This year's Black List features Martin Shkreli, Kanye, Trump, and one very angry bear

The annual list of the year's most popular unproduced screenplays also goes heavy on hired killers and oddball biopics

This year's Black List features Martin Shkreli, Kanye, Trump, and one very angry bear
Nobody beats The Grizz. Photo: DANI POZO/AFP via Getty Images

The Black List—the annual release of the most popular unmade screenplays floating around Hollywood in a given year—has always been an artistic oddity. By its very nature, the List is essentially a big collection of ideas that are considered cool but also unworkable, whether because they’re too expensive, too controversial, or are just the sort of thing that works better as a script than an actual film.

(Take it as read that many, but not all, of Black List scripts that do end up getting made rarely triumph in the cold cruel reality of the actual world.)

This year’s list, released earlier today, is no exception, with ideas that range from sounding genuinely interesting, to sounding like the sort of thing that would be floated as a joke on a modern version of 30 Rock. (For instance: Ballast, by Justin Piasecki, which depicts a naval engineering team that “find themselves trapped in a deadly game on a shipping vessel in the
middle of the Atlantic when they learn a series of car bombs are hidden amongst the thousands of vehicles on board.”)

This year’s crop goes heavy in two directions. First, there are horror movies set in weird locations, like Michael Shanks’ Hotel Hotel Hotel Hotel (about a haunted motel); Grizz (Connor Barry) about a paramedic being stalked by a grizzly bear in the Pacific Northwest; and Ultra (Colin Bannon), about a marathon runner who finds themselves enrolled in a super-secret, super-deadly “ultra-marathon.”

The other angle is—and we’re trying to be at least moderately nice here—a whole bunch of proposed biopics of people who do not necessarily require biopics at this time.

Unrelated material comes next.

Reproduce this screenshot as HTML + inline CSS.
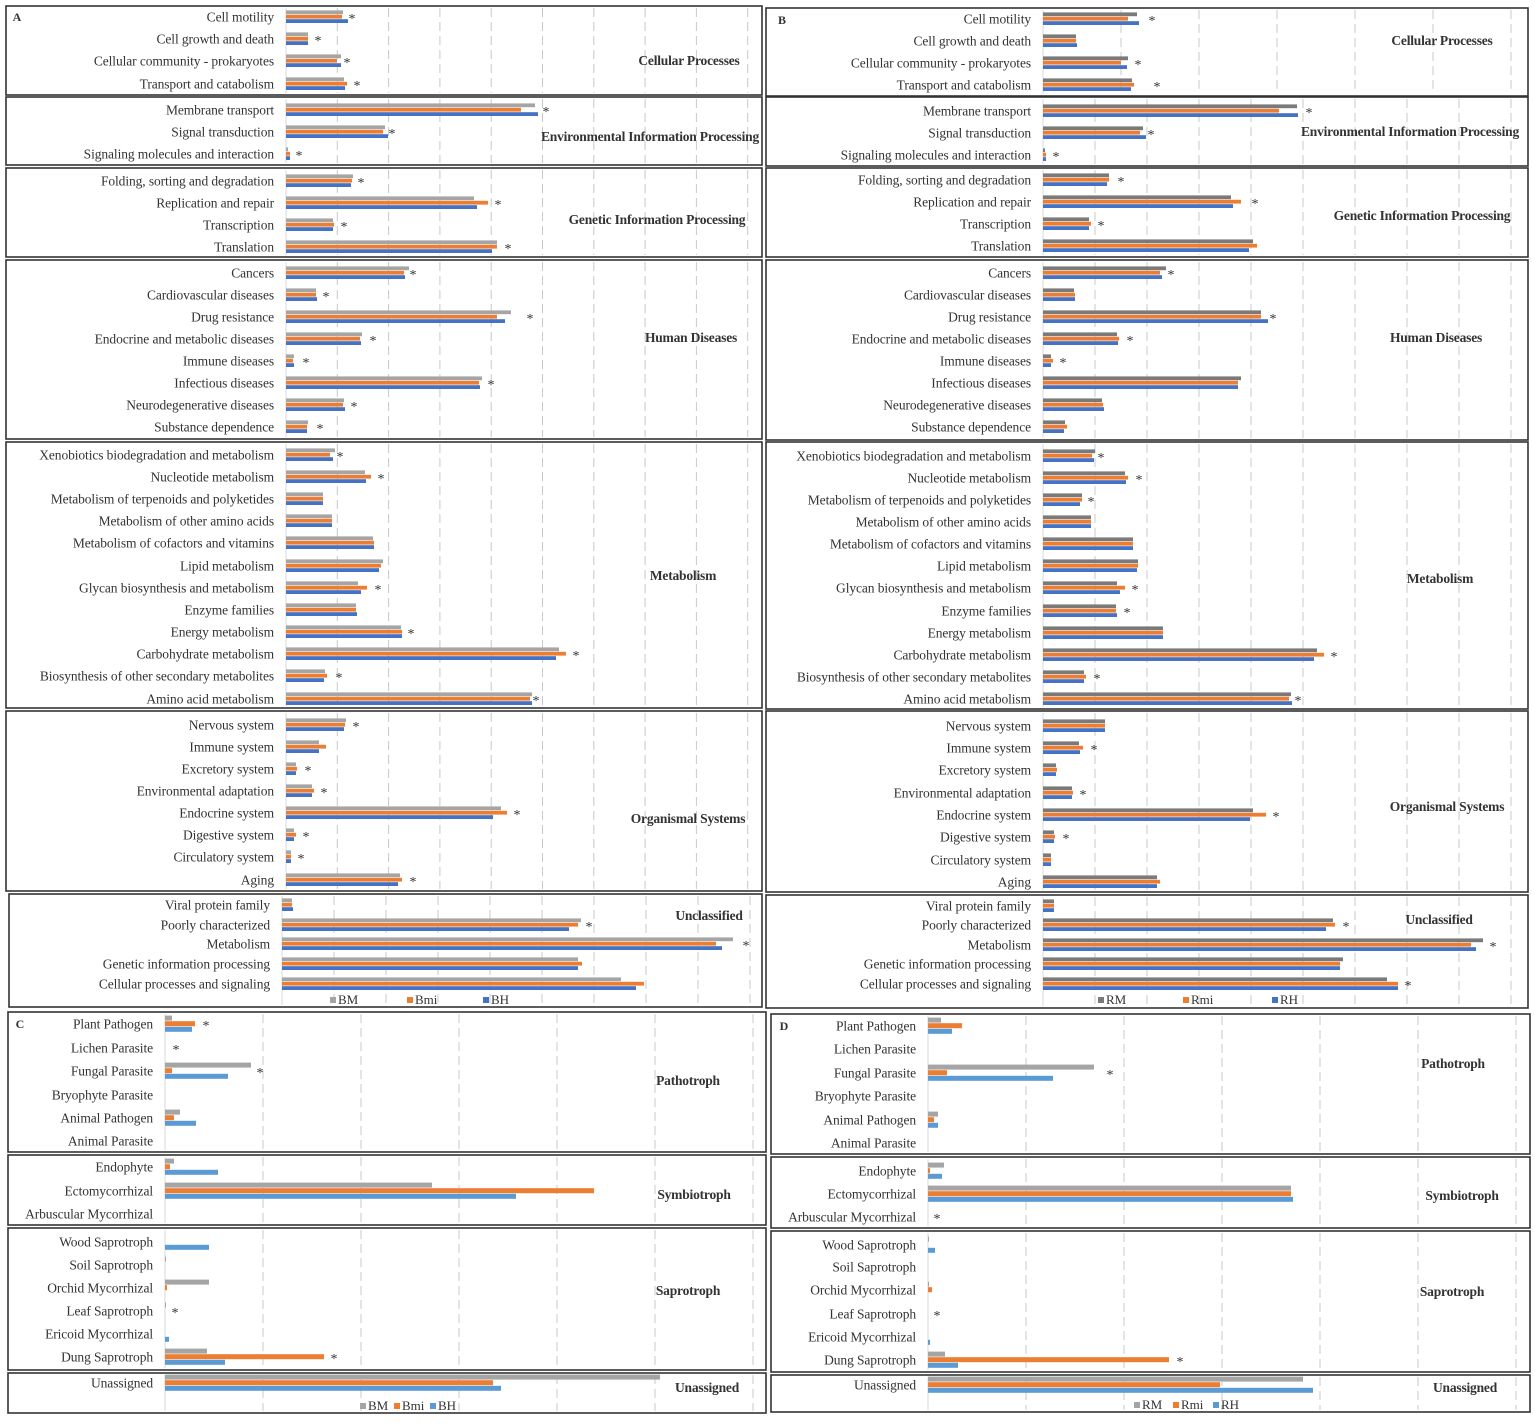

That ranges from the benign—Shania! by Jessica Walsh, or Tricia Lee’s Idol, focused on “The true story of American Idol viral sensation, William Hung”—to a whole host of more actively questionable subjects, including Martin Shkreli (The Villain, by Andrew Ferguson), Kanye West (The College Dropout, by Thomas Aguilar and Michael Ballin), and Donald Trump (Believe Me, by Hannah Mescon and Dreux Moreland, which bills itself as “an absurdist biopic”).

Oh, also: Assassins. (Assassins are always all over this thing.) Four different screenplays in the set are about being hunted by hired killers, whether that’s Lillian Yu’s Killer Instinct (Hollywood assistant jokes about killing his boss, then has to go on the run from said boss’ actual murderer), Colin Bannon’s The Devil Herself (high-powered assassin fights witches in the German mountains), David Coggeshall’s The Family Plan (former assassin has to take his family on the run when he gets outed), and our personal favorite, Ryan Hooper’s Four Assassins (And A Funeral), in which the adopted daughter of a master assassin finds herself targeted by her four assassin siblings for potential assassination.

Oh, there’s also a movie about Dennis Rodman hanging out in Las Vegas (Dennis Rodman’s 48 Hours In Vegas, by Jordan VanDina); we don’t know if anybody gets assassinated in that one.